Bron: https://www.bertha-dudde.org/nl/proclamation/7311

7311 Het beantwoorden van vragen Onderzoek de oorsprong

18 maart 1959: Boek 77

Elke vraag wil IK u beantwoorden wanneer u maar in staat bent uzelf geheel van de wereld en haar indrukken af te sluiten, dus met een geheel leeg hart alleen vurig verlangt naar Mijn tegenwoordigheid. Dan kunt u ook Mijn Woord zonder enige vertroebeling vernemen, waartoe nu eenmaal het totaal terzijdestellen van al het aardse absoluut noodzakelijk is. Daarom wordt er echter ook zeer veel als Mijn Woord voor waar gehouden waarbij de gedachten van de mensen zelf nog te zeer betrokken waren, terwijl deze "stilte in GOD" nog niet tot stand was gebracht, waar Mijn antwoord niet werd afgewacht.

De graad van liefde en de verbondenheid met MIJ is altijd doorslaggevend, dat en op welke wijze de mens door MIJ wordt aangesproken. En een mens die zich geheel aan MIJ overgeeft, die hoeft niet te vrezen zich te vergissen in het aanspreken dat hem ten deel valt. Hij zal zonder bedenken alles kunnen uitdragen als een genadevolle uiting van MIJ, en hij zal daarom ook zonder bezwaar vragen kunnen stellen, die weliswaar overwegend een geestelijke inhoud zullen hebben omdat een kind, dat zich totaal overgeeft aan MIJ, veel meer interesse heeft in geestelijke zaken dan in aardse problemen.

Doch de mensen zijn nog zeer aan het wereldse gebonden en heel vaak begeren ze uitsluitsel over zuiver aardse zaken, die zij MIJ dan voorleggen, steeds in de hoop, dat IK hun naar wens een antwoord geef. En dat is een gevaar voor de waardering van Mijn aanspreken; want de mensen bij wie de aardse interessen nog overheersen, zijn nog niet zo ver dat zij in staat zijn zich geheel af te zonderen en met MIJ in stilte een samenspraak te houden. Veel meer zullen hun gedachten steeds weer afdwalen en naar de wereld terugkeren, waarvan zij zich niet helemaal los kunnen maken. En dan is een pure goddelijke aanspraak twijfelachtig, zo niet geheel uitgesloten.

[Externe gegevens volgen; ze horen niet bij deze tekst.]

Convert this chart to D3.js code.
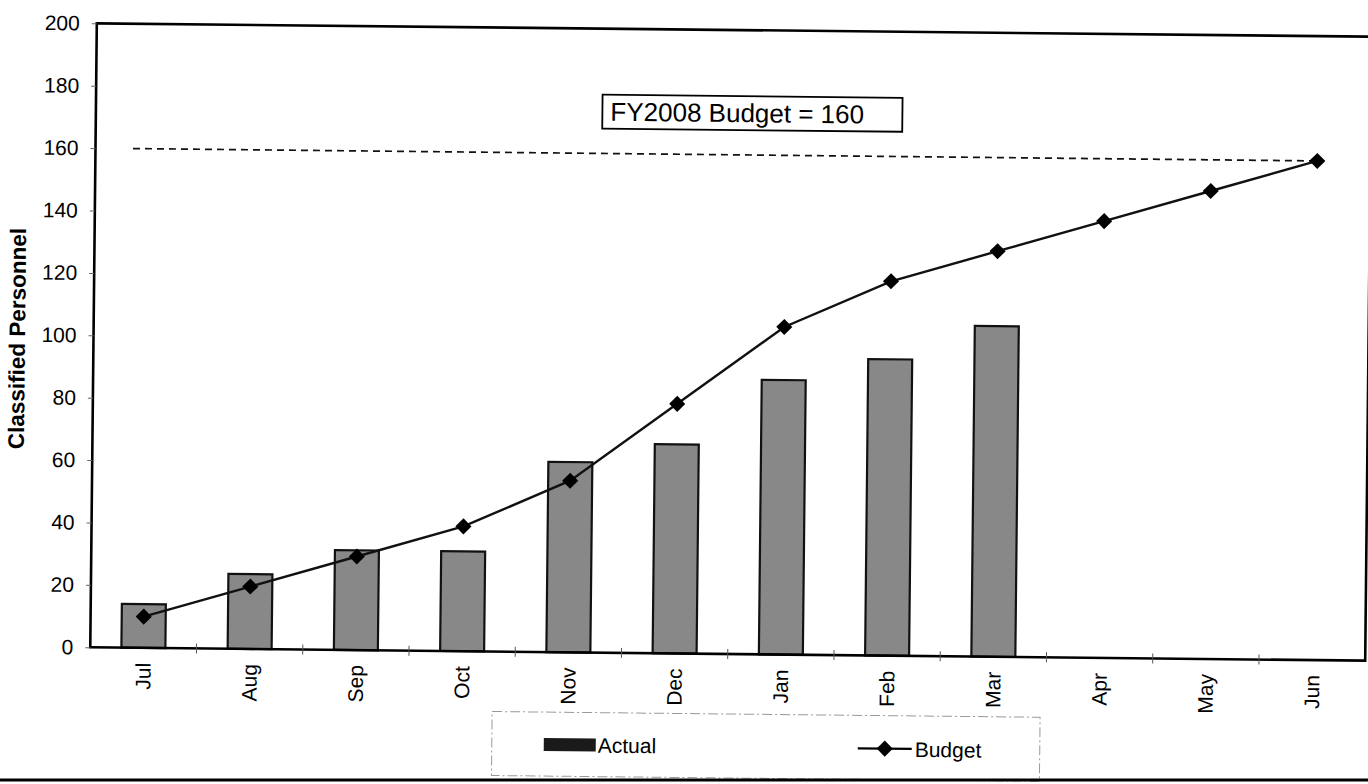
<!DOCTYPE html>
<html>
<head>
<meta charset="utf-8">
<script src="https://cdn.jsdelivr.net/npm/d3@7"></script>
<style>
  html, body { margin: 0; padding: 0; background: #fff; }
  svg { display: block; }
</style>
</head>
<body>
<svg id="chart" width="1368" height="784"></svg>
<script>
// Fiscal-year months
const months = ["Jul", "Aug", "Sep", "Oct", "Nov", "Dec", "Jan", "Feb", "Mar", "Apr", "May", "Jun"];
// Classified personnel actually on board (through March)
const actual = [14, 24, 32, 32, 61, 67, 88, 95, 106];
// Budgeted cumulative classified personnel
const budget = [10, 20, 30, 40, 55, 80, 105, 120, 130, 140, 150, 160];
// Y-axis tick values
const yTicks = [0, 20, 40, 60, 80, 100, 120, 140, 160, 180, 200];
// Full-year budget target
const fyBudget = 160;
const noteText = "FY2008 Budget = 160";
const yTitle = "Classified Personnel";
const legendLabels = ["Actual", "Budget"];

const FONT = "'Liberation Sans', Arial, Helvetica, sans-serif";
const svg = d3.select("#chart");

// whole sheet sits slightly skewed
const sheet = svg.append("g").attr("transform", "rotate(0.6, 731, 342)");

const plot = { left: 93.5, right: 1368.5, top: 30, bottom: 654 };

const x = d3.scaleBand()
  .domain(months)
  .range([plot.left, plot.right])
  .paddingInner(0.586)
  .paddingOuter(0.293);

const y = d3.scaleLinear().domain([0, 200]).range([plot.bottom, plot.top]);

const cx = m => x(m) + x.bandwidth() / 2;

// bars
sheet.append("g").selectAll("rect")
  .data(actual.map((v, i) => ({ m: months[i], v })))
  .join("rect")
  .attr("x", d => x(d.m))
  .attr("y", d => y(d.v))
  .attr("width", x.bandwidth())
  .attr("height", d => y(0) - y(d.v))
  .attr("fill", "#888888")
  .attr("stroke", "#111")
  .attr("stroke-width", 2.2);

// dashed full-year budget reference
sheet.append("line")
  .attr("x1", 131).attr("x2", cx("Jun"))
  .attr("y1", y(fyBudget)).attr("y2", y(fyBudget))
  .attr("stroke", "#111").attr("stroke-width", 1.7)
  .attr("stroke-dasharray", "7,5");

// budget line
const bData = budget.map((v, i) => ({ m: months[i], v }));
sheet.append("path")
  .datum(bData)
  .attr("fill", "none")
  .attr("stroke", "#111")
  .attr("stroke-width", 2.4)
  .attr("d", d3.line().x(d => cx(d.m)).y(d => y(d.v)));

const diamond = d3.symbol().type(d3.symbolDiamond2).size(165);
sheet.append("g").selectAll("path")
  .data(bData)
  .join("path")
  .attr("transform", d => `translate(${cx(d.m)},${y(d.v)})`)
  .attr("d", diamond)
  .attr("fill", "#000");

// plot frame
sheet.append("rect")
  .attr("x", plot.left).attr("y", plot.top)
  .attr("width", plot.right - plot.left).attr("height", plot.bottom - plot.top)
  .attr("fill", "none").attr("stroke", "#000").attr("stroke-width", 2.6);

// y axis
const yAxis = d3.axisLeft(y).tickValues(yTicks).tickSize(5).tickPadding(12);
const yg = sheet.append("g").attr("transform", `translate(${plot.left},0)`).call(yAxis);
yg.select(".domain").remove();
yg.selectAll("line").attr("stroke", "#666").attr("stroke-width", 1);
yg.selectAll("text")
  .attr("font-family", FONT).attr("font-size", 21).attr("fill", "#000");

// x axis: ticks between categories, labels rotated
const xAxis = d3.axisBottom(x).tickSize(0).tickPadding(0);
const xg = sheet.append("g").attr("transform", `translate(0,${plot.bottom})`).call(xAxis);
xg.select(".domain").remove();
xg.selectAll("text")
  .attr("font-family", FONT).attr("font-size", 21).attr("fill", "#000")
  .attr("transform", "translate(0,15) rotate(-90)")
  .attr("text-anchor", "end")
  .attr("dy", "0.35em")
  .attr("y", 0).attr("x", 0);

const step = x.step();
const boundaries = d3.range(1, months.length).map(i => plot.left + step * i);
sheet.append("g").selectAll("line")
  .data(boundaries)
  .join("line")
  .attr("x1", d => d).attr("x2", d => d)
  .attr("y1", plot.bottom - 5).attr("y2", plot.bottom + 5)
  .attr("stroke", "#555").attr("stroke-width", 1);

// y title
sheet.append("text")
  .attr("transform", "translate(25,346) rotate(-90)")
  .attr("text-anchor", "middle")
  .attr("font-family", FONT).attr("font-weight", "bold").attr("font-size", 22.5)
  .attr("fill", "#000")
  .text(yTitle);

// annotation box
const note = sheet.append("g").attr("transform", "translate(600,96)");
note.append("rect")
  .attr("width", 300).attr("height", 34)
  .attr("fill", "#fff").attr("stroke", "#000").attr("stroke-width", 1.8);
note.append("text")
  .attr("x", 8).attr("y", 26)
  .attr("font-family", FONT).attr("font-size", 26).attr("fill", "#000")
  .text(noteText);

// legend
const lg = sheet.append("g").attr("transform", "translate(496,714)");
lg.append("rect")
  .attr("width", 548).attr("height", 64)
  .attr("fill", "#fff").attr("stroke", "#999").attr("stroke-width", 1)
  .attr("stroke-dasharray", "10,3,2,3");
lg.append("rect")
  .attr("x", 52).attr("y", 26).attr("width", 52).attr("height", 13)
  .attr("fill", "#1a1a1a");
lg.append("text")
  .attr("x", 106).attr("y", 40)
  .attr("font-family", FONT).attr("font-size", 21).attr("fill", "#000")
  .text(legendLabels[0]);
lg.append("line")
  .attr("x1", 366).attr("x2", 420).attr("y1", 33).attr("y2", 33)
  .attr("stroke", "#000").attr("stroke-width", 2.4);
lg.append("path")
  .attr("transform", "translate(393,33)")
  .attr("d", diamond)
  .attr("fill", "#000");
lg.append("text")
  .attr("x", 423).attr("y", 41)
  .attr("font-family", FONT).attr("font-size", 21).attr("fill", "#000")
  .text(legendLabels[1]);

// page edge rule
svg.append("line")
  .attr("x1", 0).attr("x2", 1368).attr("y1", 780).attr("y2", 780)
  .attr("stroke", "#000").attr("stroke-width", 3);
</script>
</body>
</html>
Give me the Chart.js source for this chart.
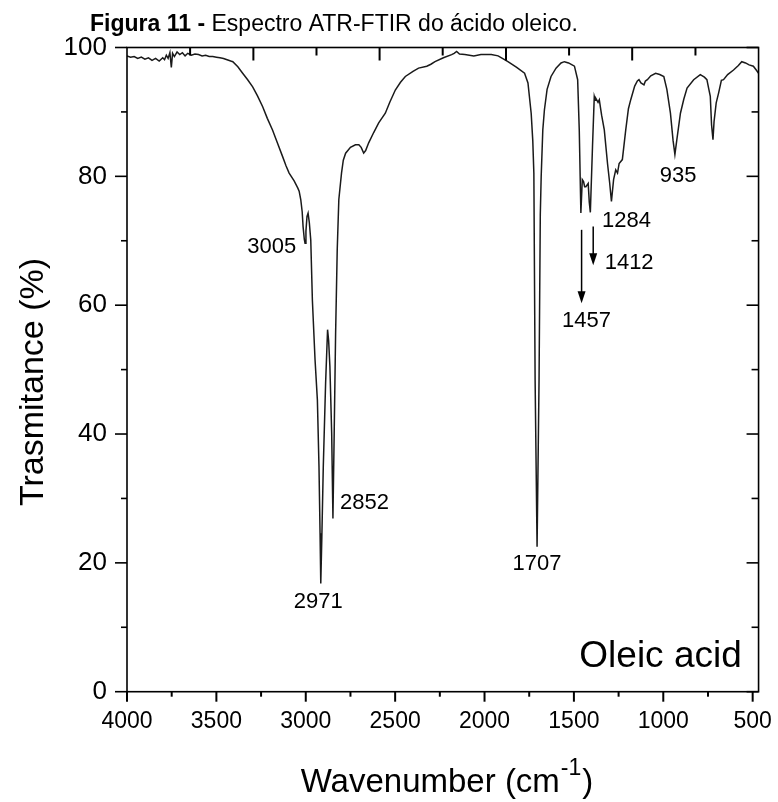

Onderzoek u daarom heel serieus voordat u iets als van "MIJ afkomstig" uitdraagt, en van de medemensen vraagt te geloven dat IKZelf daar de Veroorzaker van ben. Alleen diegene mag zich zeker voelen en de resultaten van zijn innige samenspraak met MIJ als geheel zonder dwaling verkondigen, die deze innige verbinding in volledige afzondering tot stand brengen kon, die op geen enkele wijze wereldlijke gedachten liet binnenkomen gedurende de omgang met MIJ. Deze kan ook elke vraag stellen en ze zal hem beantwoord worden omdat het altijd zijn wil is niet in dwaling te geraken - en omdat de waarheid hem boven alles gaat.

IK spreek met iedereen, of echter Mijn Woord of zijn eigen gedachten hem in zijn bewustzijn komen dat bepaalt de mens zelf door de ernst van zijn wil, zodra het gaat over de beantwoording van vragen die niet alleen een geestelijke inhoud hebben, waar dus het gevaar bestaat dat er wereldlijke gedachten binnensluipen en daardoor de waarheid gemakkelijk in gevaar komt. Terwijl zuiver geestelijke vragen toch door een innerlijk concentreren en afzondering veilig zijn gesteld, dus ook de antwoorden daarmee in overeenstemming helder en waarheidsgetrouw uitvallen.

Wilt u met MIJ spreken, dan vraag IK ook uw onverdeelde overgave aan MIJ, maar dan neem IK u ook geheel in bezit en alles wat uit uw gedachten als resultaat te voorschijn komt, is het uitvloeien van Mijn Liefde in uw hart. Deelt u echter uw verlangen naar MIJ nog met de wereld, dan kunt u niet verwachten dat IK MIJ in u laat horen. Daarom moet u zich heel serieus onderzoeken en dus zelfkritiek uitoefenen, die steeds voor u van nut zal zijn als het uw wil is dat IK u aanspreek. Want u moet de zuivere waarheid begeren, daar u anders nooit de zuivere waarheid ontvangen kunt.